Last night was a Chaos fail. And I couldn’t stay awake any longer.*** So we all got off to a slow, late and CRANKY start today. And the weather was going RAAAAAAAAIIIIIIIIN sun RAAAAAAAAAAAAAAAAIIIIIN sun RAAAAAAAAAAAAAAAAAAAIIIIIN WIIIIIIIIIIIIND sun so on the whole I decided we did not want to walk back out to Warm Upford again. Instead I sacrificed my music lesson and Oisin drove me out there.† I approached Wolfgang with caution, holding out three keys in a humble, supplicating manner.†† I got in the driver’s seat. I buckled my seatbelt to indicate my faith in the process. And with Oisin looking on somewhat cynically, I turned the key in the little hole. . . .

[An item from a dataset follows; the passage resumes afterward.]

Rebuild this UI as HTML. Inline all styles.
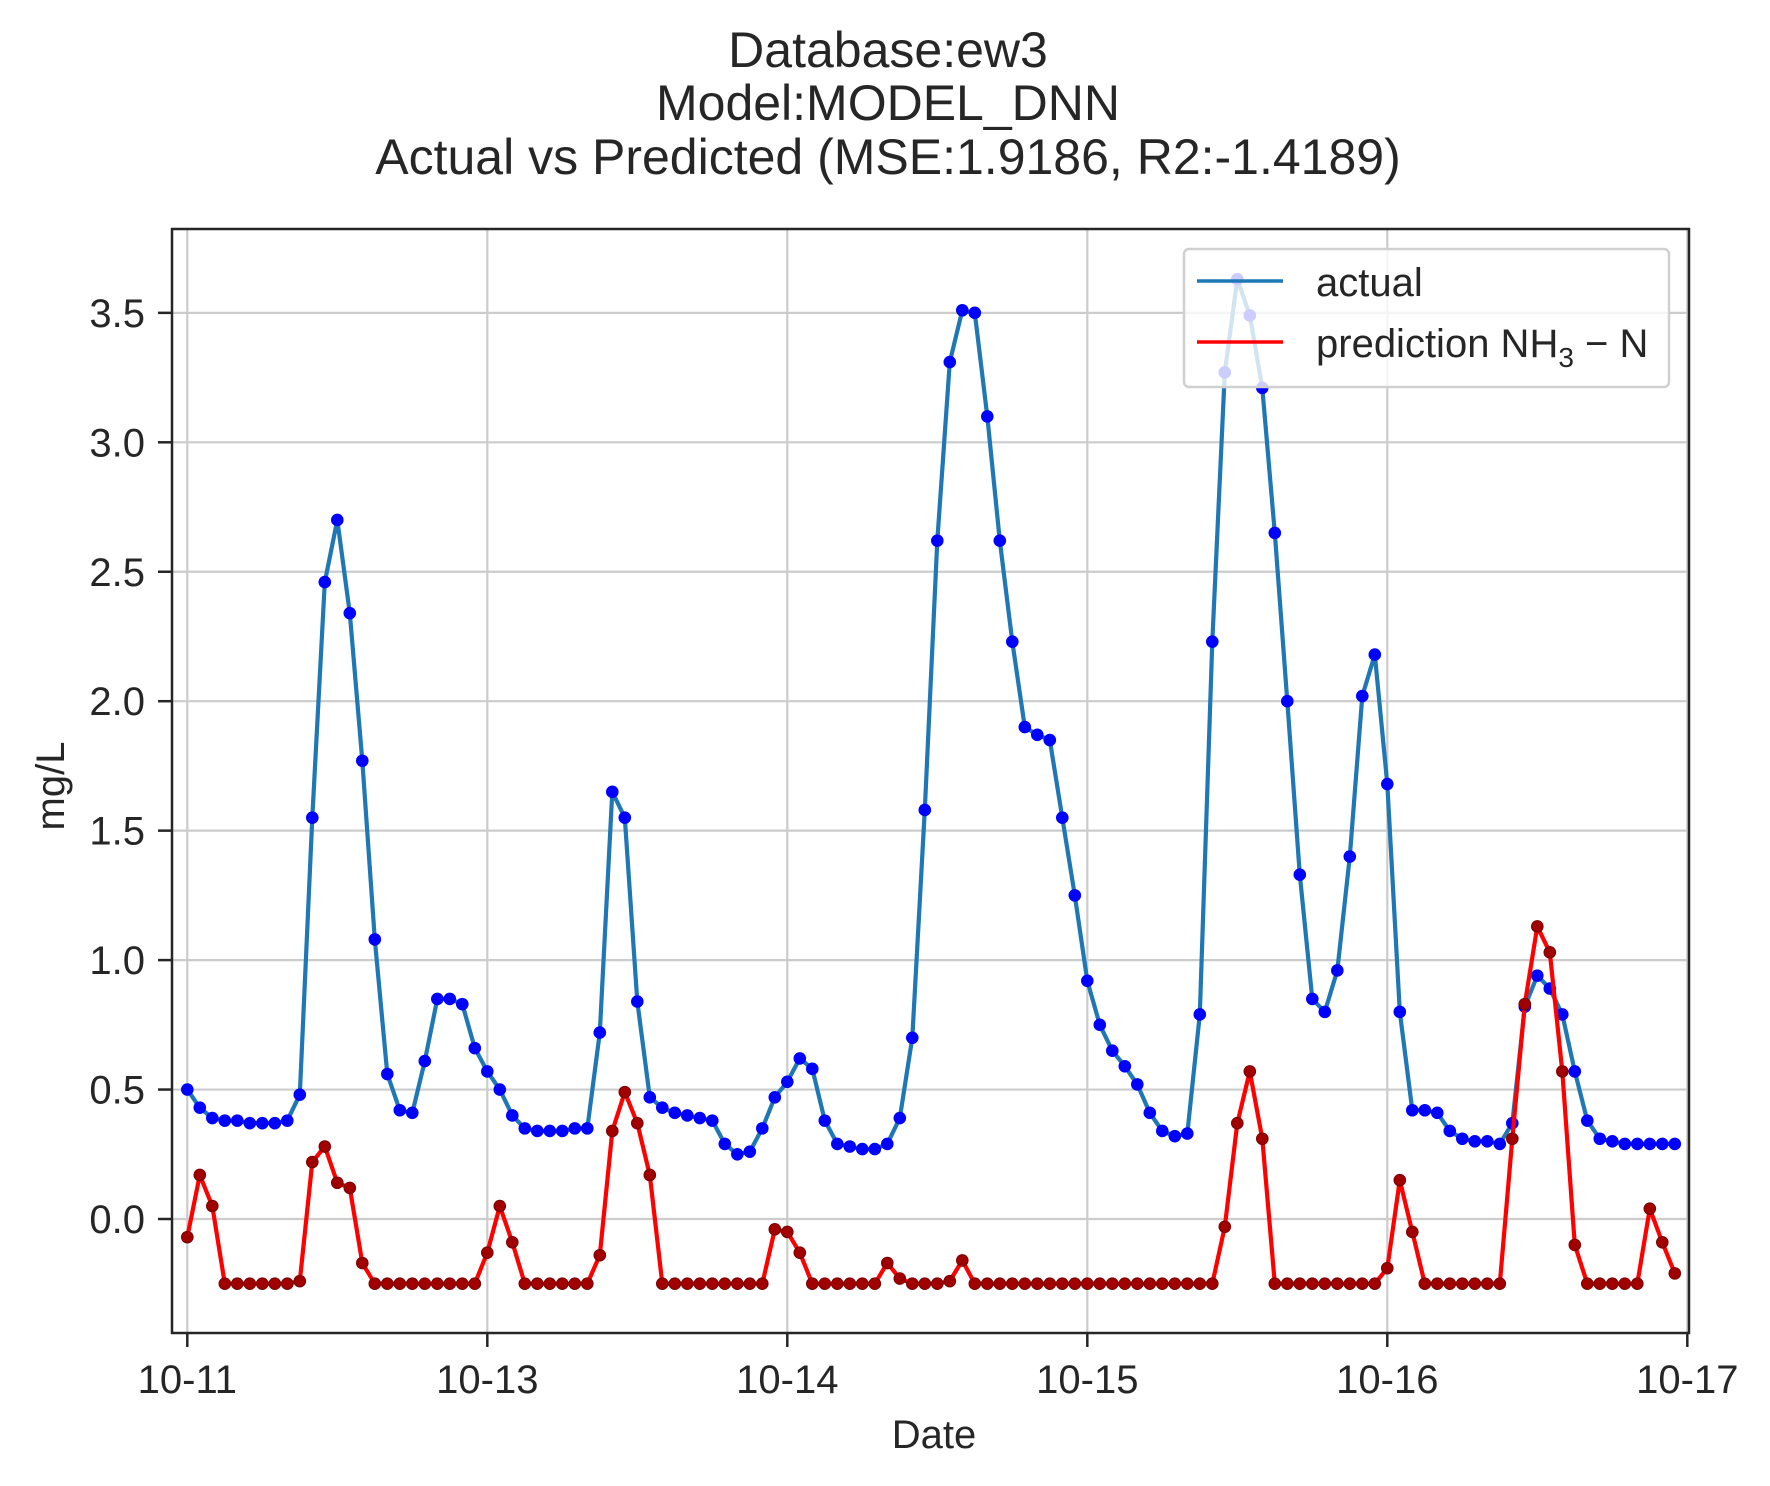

And Wolfgang started. Vroom vroom. There was a problem?†††
Hellhounds and I had a gorgeous post-more-handbells‡ hurtle this evening while my knees and ankles went No heavy knapsack! No endless commuting with heavy knapsack! Wheeeeee! Do you have any idea what a bag of dog kibble WEIGHS? No, don’t put it on the scale, we don’t want to know!
And then we got in Wolfgang‡‡ and luxuriously DROVE to the mews.
And now I guess I get to see if he’s going to start for the, uh, fifth time in a row. . . .
* * *
* You’ve all seen some version of this, yes? http://mikewarot.blogspot.co.uk/2010/04/humor-how-to-give-cat-pill.html ^ Of the ones I’ve seen, this one’s my favourite, not least for the ‘how to give a dog a pill’ add on at the end. But then dogs and sighthounds are only distantly related. You’re much better off giving a sighthound—my hellhounds anyway—a pill the hard way, which is to say opening its mouth and poking it down its throat. It will look at you reproachfully, but that’s about all.^^ But try to offer it food out of context and clearly the end of the world is approaching. My guys adore liver, and (usually) shoot out of their bed to beg for it if they think it’s on offer.^^^ But offer it outdoors in what might conceivably be a training environment and it’s squashy, red-brown cyanide. My guys’ recall is mysteriously good^^^^ but for godssake don’t offer them a reward for coming, that will put them right off.
^ Although it leaves out the peeing-on-you stage. I was once left in charge of a cat that had to have a pill every day. Longest week of my life.
^^ If it’s your own dog, and it manages to hork it up again, I find that saying ‘you’re supposed to swallow that, you wretched animal’ before repeating the opening-and-poking routine is usually effective. Dog Hierarchy: Make It Work for You. You might as well get the breaks where you can, you’re still going to be cleaning sick off the floor at intervals, not to mention the out-of-hours emergency runs to the vet. +
+ Companion animals are SO REWARDING.
^^^ This includes after they’ve had their dinner and I might be so brazen as to be having liver myself for mine.+ I’ve told you before that the hellhounds are so, well, awful, about eating that I have positively encouraged them to learn to beg while I’m putting their meals together: ANY interest in food is to be encouraged. This means that on liver nights I approach preparing my portion with a kind of lightning-raid mentality, because I will have hellhounds underfoot for the duration. Yes, they get scraps of mine too. When I decide to err as a dog owner, I err comprehensively.
+ I LIKE liver, okay? It’s also one of those superfoods—we buy organic—that is a Very Good Idea if you’ve got a chronic debilitator like ME.
^^^^ knocking on wood here till my knuckles bleed
** While pretending to ignore them. This is easier out in the kitchen with, you know, light, than it is in the deep dark recesses of the frelling crate.
*** I was too tired to KNIT.
† And I brought my camera . . . and there was no puppy.
†† Paxton said that sometimes the chips in the keys go wrong. So when Paxton drove us in the other day I sent him back with ALL Wolfgang’s keys.
††† Oisin followed me home. So he could pick up the bits that fell off, as he said helpfully.
‡ The theory is that I ring only with Niall and Colin on Thursday or Niall and Gemma on Friday, because I have a novel to finish, etc. But like this week we were already set up for Gemma on Friday and then Colin suddenly realised he wasn’t leaving on holiday till Friday and could therefore ring handbells on Thursday, and . . . I have no self control . . . but my touches of bob minor on the three-four are improving.
‡‡ With a remarkable assortment of stuff that seems to have silted up at the wrong end. There’s its equal and opposite load at the mews.